Requirement:
Extract every line that contains the string "with".

-- Exercise materials start --

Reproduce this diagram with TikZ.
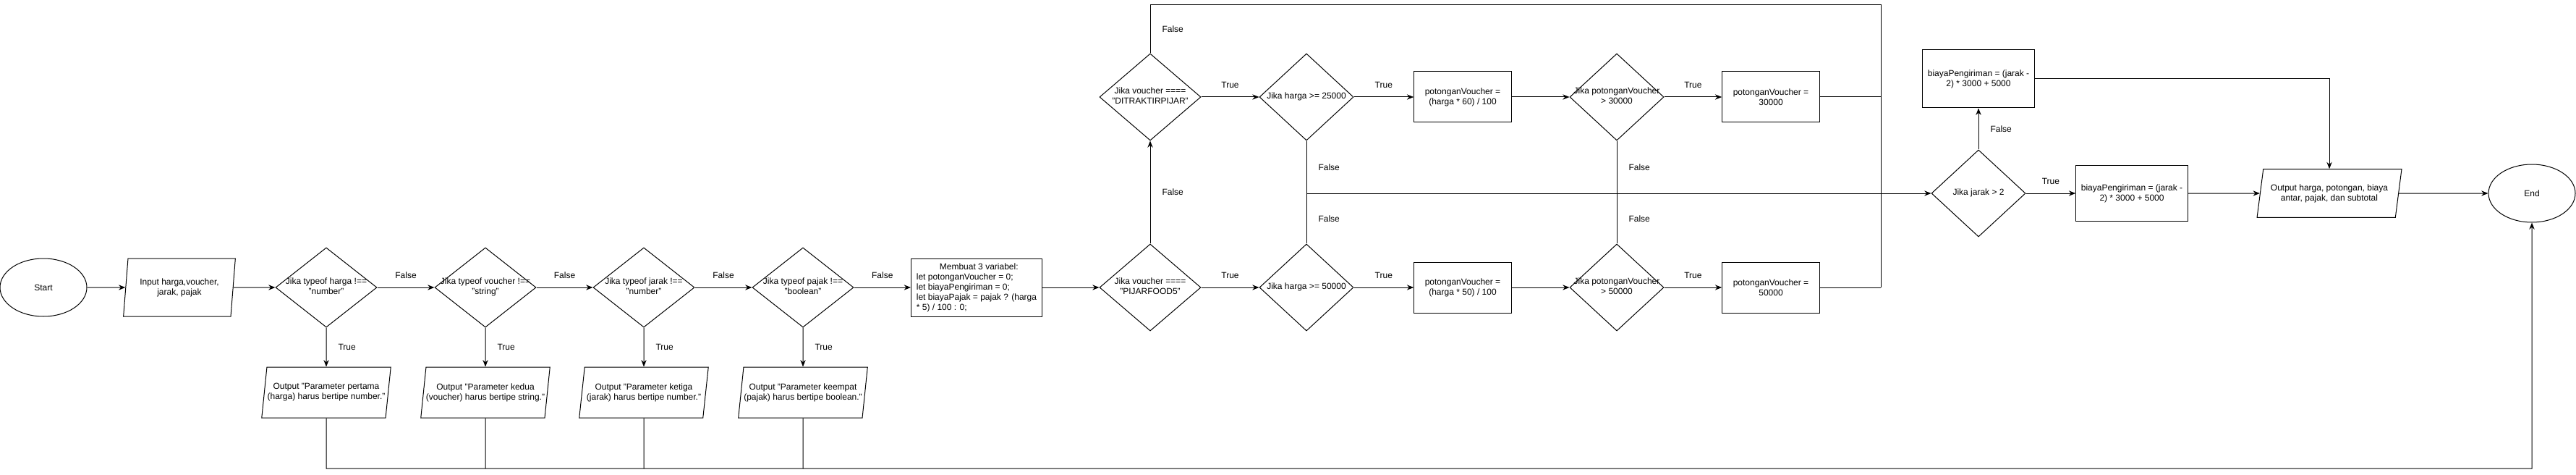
\documentclass[tikz,border=0pt]{standalone}
\usepackage{fontspec}
\setmainfont{Liberation Sans}
\usetikzlibrary{shapes.geometric, arrows.meta, positioning}
\newcommand{\ctext}[1]{\makebox[0pt]{\begin{tabular}{@{}c@{}}#1\end{tabular}}}
\tikzset{
    terminal/.style={
        ellipse,
        draw=black,
        line width=0.75pt,
        minimum width=90pt,
        minimum height=60pt,
        font=\fontsize{9}{10.5}\selectfont
    },
    io/.style={
        trapezium,
        trapezium left angle=74,
        trapezium right angle=106,
        trapezium stretches=true,
        draw=black,
        line width=0.75pt,
        minimum width=134pt,
        minimum height=52.5pt,
        inner sep=0pt,
        align=center,
        font=\fontsize{9}{10.5}\selectfont
    },
    process/.style={
        rectangle,
        draw=black,
        line width=0.75pt,
        minimum width=101pt,
        minimum height=52.5pt,
        align=center,
        font=\fontsize{9}{10.5}\selectfont
    },
    decision/.style={
        diamond,
        draw=black,
        line width=0.75pt,
        inner sep=0pt,
        minimum width=97.5pt,
        minimum height=90pt,
        font=\fontsize{9}{10.5}\selectfont
    },
    flow/.style={
        draw=black,
        line width=0.75pt,
        -{Stealth[length=7pt, width=5.5pt]}
    },
    joint/.style={
        draw=black,
        line width=0.75pt
    },
    lbl/.style={
        inner sep=0pt,
        font=\fontsize{9}{10.5}\selectfont
    }
}
\begin{document}
\begin{tikzpicture}[x=0.75pt, y=-0.75pt]
\useasboundingbox (0,0) rectangle (3561,656);

% input and type checks
\node[terminal] (start) at (60,397) {Start};
\node[io, minimum width=117pt, minimum height=60pt, trapezium left angle=79, trapezium right angle=101] (input) at (248,397) {Input harga,voucher,\\jarak, pajak};
\node[decision, minimum width=105pt, minimum height=82.5pt] (cek1) at (451,397) {\ctext{Jika typeof harga !==\\"number"}};
\node[decision, minimum width=105pt, minimum height=82.5pt] (cek2) at (671,397) {\ctext{Jika typeof voucher !==\\"string"}};
\node[decision, minimum width=105pt, minimum height=82.5pt] (cek3) at (890,397) {\ctext{Jika typeof jarak !==\\"number"}};
\node[decision, minimum width=105pt, minimum height=82.5pt] (cek4) at (1110,397) {\ctext{Jika typeof pajak !==\\"boolean"}};

\node[io] (out1) at (451,542) {Output "Parameter pertama\\(harga) harus bertipe number."};
\node[io] (out2) at (671,542) {Output "Parameter kedua\\(voucher) harus bertipe string."};
\node[io] (out3) at (890,542) {Output "Parameter ketiga\\(jarak) harus bertipe number."};
\node[io] (out4) at (1110,542) {Output "Parameter keempat\\(pajak) harus bertipe boolean."};

\node[process, minimum width=135.75pt, minimum height=60pt, align=left] (init) at (1350,397) {\hspace*{24pt}Membuat 3 variabel:\\let potonganVoucher = 0;\\let biayaPengiriman = 0;\\let biayaPajak = pajak ? (harga\\* 5) / 100 : 0;};

% voucher branches
\node[decision, minimum width=105pt] (vpijar) at (1590,397) {\ctext{Jika voucher ====\\"PIJARFOOD5"}};
\node[decision, minimum width=105pt] (vtraktir) at (1590,134) {\ctext{Jika voucher ====\\"DITRAKTIRPIJAR"}};
\node[decision] (h25) at (1806,134) {\ctext{Jika harga >= 25000}};
\node[decision] (h50) at (1806,397) {\ctext{Jika harga >= 50000}};
\node[process] (pot60) at (2022,134) {potonganVoucher =\\(harga * 60) / 100};
\node[process] (pot50) at (2022,397) {potonganVoucher =\\(harga * 50) / 100};
\node[decision] (max30) at (2235,134) {\ctext{Jika potonganVoucher\\> 30000}};
\node[decision] (max50) at (2235,397) {\ctext{Jika potonganVoucher\\> 50000}};
\node[process] (set30) at (2448,134) {potonganVoucher =\\30000};
\node[process] (set50) at (2448,397) {potonganVoucher =\\50000};

% shipping and result
\node[decision] (jarak) at (2735,267) {\ctext{Jika jarak > 2}};
\node[process, minimum width=116pt, minimum height=58pt] (kirim1) at (2947,267) {biayaPengiriman = (jarak -\\2) * 3000 + 5000};
\node[process, minimum width=116pt, minimum height=60pt] (kirim2) at (2735,109) {biayaPengiriman = (jarak -\\2) * 3000 + 5000};
\node[io, minimum width=150pt, minimum height=50pt, trapezium left angle=73, trapezium right angle=107] (hasil) at (3220,267) {Output harga, potongan, biaya\\antar, pajak, dan subtotal};
\node[terminal] (finish) at (3500,267) {End};

\coordinate (bot) at (0,647);
\coordinate (mtop) at (2600,7);
\coordinate (mbot) at (2600,397);

\draw[flow] (start) -- (input);
\draw[flow] (input) -- (cek1);
\draw[flow] (cek1) -- node[lbl, above=9pt] {False} (cek2);
\draw[flow] (cek2) -- node[lbl, above=9pt] {False} (cek3);
\draw[flow] (cek3) -- node[lbl, above=9pt] {False} (cek4);
\draw[flow] (cek4) -- node[lbl, above=9pt] {False} (init);
\draw[flow] (cek1) -- node[lbl, right=12pt] {True} (out1);
\draw[flow] (cek2) -- node[lbl, right=12pt] {True} (out2);
\draw[flow] (cek3) -- node[lbl, right=12pt] {True} (out3);
\draw[flow] (cek4) -- node[lbl, right=12pt] {True} (out4);
\draw[flow] (out1) -- (out1 |- bot) -| (finish);
\draw[joint] (out2) -- (out2 |- bot);
\draw[joint] (out3) -- (out3 |- bot);
\draw[joint] (out4) -- (out4 |- bot);

\draw[flow] (init) -- (vpijar);
\draw[flow] (vpijar) -- node[lbl, above=9pt] {True} (h50);
\draw[flow] (vpijar) -- node[lbl, right=12pt] {False} (vtraktir);
\draw[flow] (vtraktir) -- node[lbl, above=9pt] {True} (h25);
\draw[joint] (vtraktir) |- node[lbl, pos=0.25, right=12pt] {False} (mtop) -- (mbot);
\draw[flow] (h25) -- node[lbl, above=9pt] {True} (pot60);
\draw[flow] (h50) -- node[lbl, above=9pt] {True} (pot50);
\draw[flow] (pot60) -- (max30);
\draw[flow] (pot50) -- (max50);
\draw[flow] (max30) -- node[lbl, above=9pt] {True} (set30);
\draw[flow] (max50) -- node[lbl, above=9pt] {True} (set50);
\draw[joint] (set30) -- (set30 -| mtop);
\draw[joint] (set50) -- (mbot);

\draw[flow] (h25) -- node[lbl, right=12pt] {False} (h25 |- jarak) -- (jarak);
\draw[joint] (h50) -- node[lbl, right=12pt] {False} (h50 |- jarak);
\draw[joint] (max30) -- node[lbl, right=12pt] {False} (max30 |- jarak);
\draw[joint] (max50) -- node[lbl, right=12pt] {False} (max50 |- jarak);

\draw[flow] (jarak) -- node[lbl, above=9pt] {True} (kirim1);
\draw[flow] (jarak) -- node[lbl, right=12pt] {False} (kirim2);
\draw[flow] (kirim1) -- (hasil);
\draw[flow] (kirim2) -| (hasil);
\draw[flow] (hasil) -- (finish);

\end{tikzpicture}
\end{document}
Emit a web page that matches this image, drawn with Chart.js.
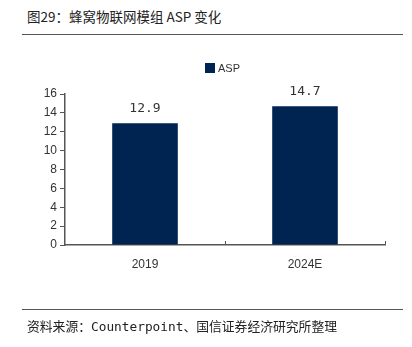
<!DOCTYPE html>
<html>
<head>
<meta charset="utf-8">
<script src="https://cdn.jsdelivr.net/npm/chart.js@4/dist/chart.umd.min.js"></script>
<style>
  html, body { margin: 0; padding: 0; background: #fff; }
  #wrap { position: relative; width: 412px; height: 347px; overflow: hidden; }
  #chart { position: absolute; left: 0; top: 0; }
  .title { position: absolute; left: 27px; top: 6px; font: 13.5px "Noto Sans CJK SC", sans-serif; color: #222; white-space: nowrap; }
  .rule { position: absolute; left: 22px; width: 381px; height: 0; border-top: 1.5px solid #555; }
  .source { position: absolute; left: 27px; top: 316px; font: 12.8px "DejaVu Sans Mono", "Noto Sans CJK SC", monospace; color: #222; white-space: nowrap; }
</style>
</head>
<body>
<div id="wrap">
  <div class="title">图29：蜂窝物联网模组 ASP 变化</div>
  <div class="rule" style="top:34px"></div>
  <canvas id="chart" width="412" height="347"></canvas>
  <div class="rule" style="top:309px"></div>
  <div class="source">资料来源：Counterpoint、国信证券经济研究所整理</div>
</div>
<script>
var years = ["2019", "2024E"];
var aspValues = [12.9, 14.7];
var seriesName = "ASP";
var yMax = 16;
var yStep = 2;

var navy = "#002452";
var axisGrey = "#555555";
var textColor = "#333333";

// legend square + label, and the value over each bar
var extras = {
  id: "extras",
  afterDatasetsDraw: function (chart) {
    var ctx = chart.ctx;
    ctx.save();
    ctx.fillStyle = navy;
    ctx.fillRect(205, 63, 10, 10);
    ctx.fillStyle = textColor;
    ctx.font = "11px 'Liberation Sans', Arial, sans-serif";
    ctx.textBaseline = "middle";
    ctx.textAlign = "left";
    ctx.fillText(chart.data.datasets[0].label, 218, 68.5);

    ctx.font = "13px 'DejaVu Sans Mono', monospace";
    ctx.textAlign = "center";
    ctx.textBaseline = "bottom";
    var meta = chart.getDatasetMeta(0);
    meta.data.forEach(function (bar, i) {
      ctx.fillText(aspValues[i].toFixed(1), bar.x, bar.y - 8);
    });

    // small upward ticks on the x axis at category boundaries
    var xs = chart.scales.x;
    var yb = chart.chartArea.bottom;
    ctx.strokeStyle = axisGrey;
    ctx.lineWidth = 1;
    for (var i = 0; i < years.length; i++) {
      var half = (xs.getPixelForValue(1) - xs.getPixelForValue(0)) / 2;
      var px = Math.round(xs.getPixelForValue(i) + half) + 0.5;
      ctx.beginPath();
      ctx.moveTo(px, yb);
      ctx.lineTo(px, yb - 4);
      ctx.stroke();
    }
    ctx.restore();
  }
};

new Chart(document.getElementById("chart"), {
  type: "bar",
  data: {
    labels: years,
    datasets: [{
      label: seriesName,
      data: aspValues,
      backgroundColor: navy,
      borderWidth: 0,
      barPercentage: 0.82,
      categoryPercentage: 0.5
    }]
  },
  options: {
    responsive: false,
    animation: false,
    devicePixelRatio: 1,
    layout: { padding: { top: 94, right: 27, left: 0, bottom: 0 } },
    plugins: {
      legend: { display: false },
      tooltip: { enabled: false }
    },
    scales: {
      x: {
        offset: true,
        grid: { display: false, drawOnChartArea: false },
        border: { display: true, color: axisGrey, width: 1.5 },
        ticks: {
          color: textColor,
          font: { family: "'Liberation Sans', Arial, sans-serif", size: 12 },
          padding: 4
        },
        afterFit: function (scale) { scale.height = 102; }
      },
      y: {
        min: 0,
        max: yMax,
        grid: {
          drawOnChartArea: false,
          tickLength: 5,
          color: axisGrey,
          tickColor: axisGrey
        },
        border: { display: true, color: axisGrey, width: 1.5 },
        ticks: {
          stepSize: yStep,
          color: textColor,
          font: { family: "'Liberation Sans', Arial, sans-serif", size: 12 },
          padding: 3
        },
        afterFit: function (scale) { scale.width = 65; }
      }
    }
  },
  plugins: [extras]
});
</script>
</body>
</html>
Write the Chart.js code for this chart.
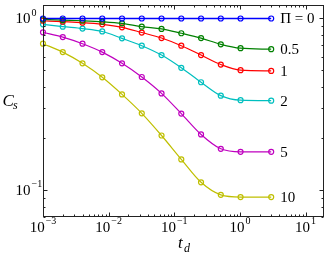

-- Exercise materials end --

Correct response:
Reproduce this diagram with TikZ.
Emit a web page that matches this image, drawn with Chart.js.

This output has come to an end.